Governança, cibersegurança e o debate sobre interferência excessiva

Outros temas considerados mais sensíveis nessa regulamentação são a governança – regras para garantir a segurança das operações das exchanges, sobretudo com relação à custódia dos ativos dos investidores – e a cibersegurança. Debate-se, inclusive, se a segunda faz parte da primeira, ou se o aspecto cibernético deve ser tratado de forma mais específica, dado o caráter 100% digital das operações com criptomoedas.

Nesse ponto, apontam os especialistas, a questão mais sensível é qual deve ser o grau de interferência do BC – deve-se apenas exigir que as empresas cuidem da segurança dos ativos e informações, deixando a elas a liberdade de decidir como fazer isso, ou definir as formas específicas de se garantir tal segurança?

“Nossa sugestão foi de que se deve fazer como já se faz em relação à lavagem de dinheiro: peça para que a empresa tenha políticas, estabeleça os critérios de elegibilidade, e exija que sejam cumpridos. Mas não diga que ativo eu posso listar, porque aí se cria uma barreira em que tudo depende da avaliação do regulador”, aponta o presidente da ABCripto. “E, sobre a cibersegurança, consideramos também um tema de governança, e que o BC já aborda de forma aprofundada. Não precisa ter uma regra específica”, complementa.

Outra preocupação da entidade é que os diferentes atores no ecossistema cripto sejam tratados conforme suas atividades, que são diversas, e não com uma mesma regra que valha para todos. “Nem todas empresas são iguais. Tem exchanges, custodiantes, tokenizadores, etc. É um sistema plural, e cada ator deve ser tratado de forma diferente. É importante saber quais são os perímetros que a empresa deve ter para sua sustentação, mas deixe a empresa ter seus próprios processos e forma de trabalho”, sugere Srur.

Em seu mapeamento da criptoeconomia no Brasil em 2023, a ABCripto identificou que 79% das empresas que atuam no país realizam serviços de intermediação, como negociação e distribuição de criptoativos; 62%, de infraestrutura, como custódia dos ativos; 30% atuam com emissão (tokenizadoras); e 43% fazem também outros serviços, como empréstimos, seguros ou informação sobre criptomoedas.

A maior parte (73%) das empresas fatura menos de R$ 10 milhões ao ano, o que ilustra a preocupação da entidade em garantir regras adaptáveis ao porte de cada companhia, para que a nova regulação não as tire do mercado. Somente 32% das empresas do setor já possuem algum tipo de licença de reguladores, por também atuarem em atividades já reguladas, como instituições de pagamento, gestora de investimentos ou crowdfunding.

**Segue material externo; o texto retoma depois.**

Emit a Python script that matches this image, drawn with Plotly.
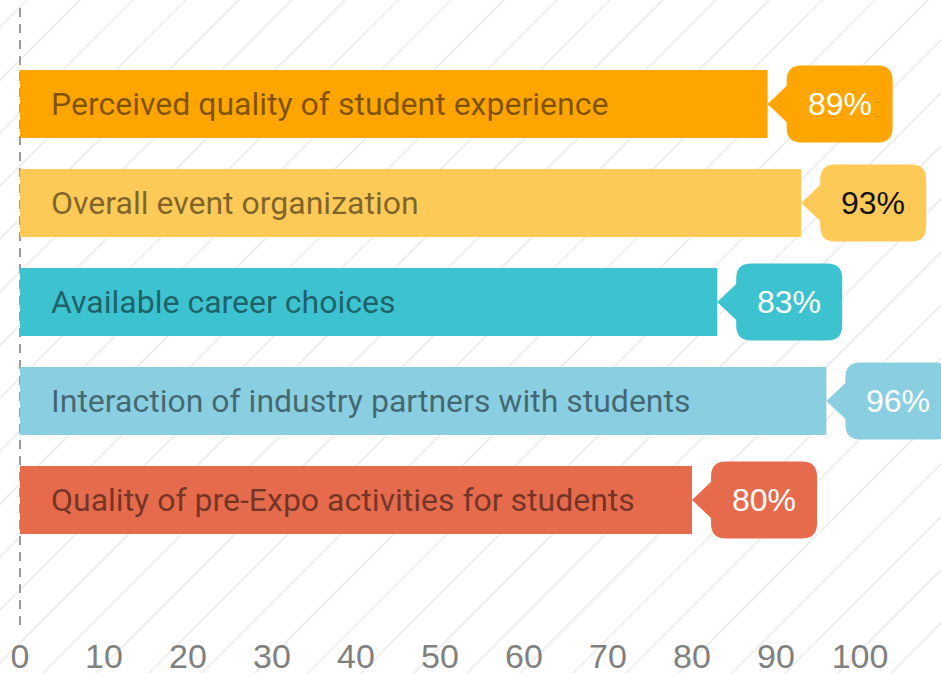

Para a advogada Florence Terada, o grau de exigência deve ser alto, ao menos em relação à cibersegurança. “Eu concordo que sugerir tecnologia específica é ruim. Mas os macro tópicos precisam ser abordados. Como diretrizes que devem constar para assegurar a confiança das operações e a disponibilidade dos sistemas críticos usados. E precisa existir um modelo de plano de resposta a incidente, critérios mínimos para ver como a organização vai responder se houver uma falha. Isso é importantíssimo, pois a gente vê que, quando não existe a cultura da prevenção e as organizações atuam por conta própria, ela fica desnorteada quando acontece algo”, explica.

Espera-se, também, que seja estabelecido um período razoável – a ABCripto sugere 18 a 36 meses, a depender do porte e segmento da empresa – para as empresas levantarem recursos e se adaptarem às novas regras, uma vez que elas existam.

Regulação aumenta legitimidade do setor

Ainda que alguns pontos da regulação gerem ansiedade nas empresas do setor, é consenso entre elas que esse processo deve trazer mais segurança e confiabilidade para os investimentos em criptomoedas. E que o Banco Central é o ator certo para cuidar da criação desse arcabouço de regras.

“Eu elogio sempre nosso regulador porque ele não ganha nada em fazer uma regulação boa. Não recebe vantagens por isso. E ter o BC, que junto com a CVM se preocupa em abrir o mercado de capitais de forma responsável, cuidando disso é muito interessante”, diz André Franco.